Come dimenticare la soddisfazione sul volto di Julia Roberts che gusta la pizza nel film Mangia, prega, ama. Il capitolo ‘mangia’ consacra l’italianità a tutto tondo e questa splendida e intensissima inquadratura ricorda a tutto il mondo la bontà della vera pizza napoletana. La scena è realmente girata nella Antica pizzeria da Michele a Forcella (storico quartiere popolare di Napoli). Che, dopo aver servito pizze a chiunque passasse da Napoli, da Bill Clinton a Maradona, ha poi aperto a Roma in via Flaminia, in Giappone a Fukuoka e a Tokyo (nel quartiere di Ebisu), a Londra proprio questo mese in Baker street e a breve a Barcellona in carrer De Consell De Cent. A Milano prenderà il posto dell’ex ristorante di Joe Bastianich e Belen Rodriguez.
A coronamento di una storia così ricca di ingredienti, di tradizioni, di variazioni e di colori, sta per arrivare la decisione tanto attesa. Dopo un iter iniziato sette anni fa arriva per l’arte dei pizzaiuoli napoletani il riconoscimento finale con il voto, dal 4 all’8 dicembre in Corea del Sud, del Comitato Intergovernativo Unesco per la salvaguardia del patrimonio immateriale.

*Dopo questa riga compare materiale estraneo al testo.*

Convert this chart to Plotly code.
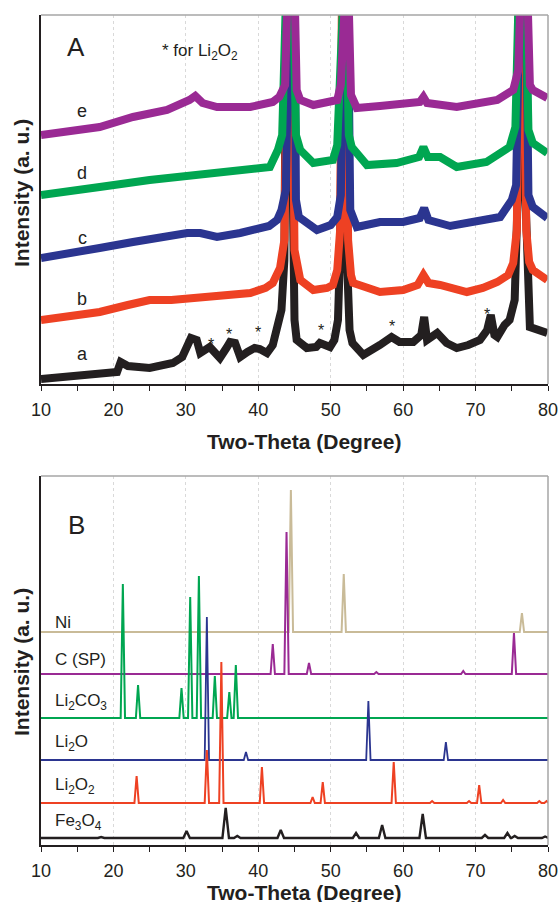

The art of Neapolitan ‘Pizzaiuolo’ just inscribed on the Representative List of the Intangible Cultural Heritage of Humanity. Congratulations, #Italy! #IntangibleHeritage #12COMhttps://t.co/z6xL98TZk4 pic.twitter.com/HmANxOadG7
— UNESCO (@UNESCO) 7 dicembre 2017
Ciò che ha portato un piatto di così basso lignaggio a divenire un simbolo italiano famoso in tutto il mondo, un pianeta in cui si mangiano 5 miliardi di pizze all’anno, sembra quasi una magia. Fatta di pane, pomodoro, mozzarella e basilico.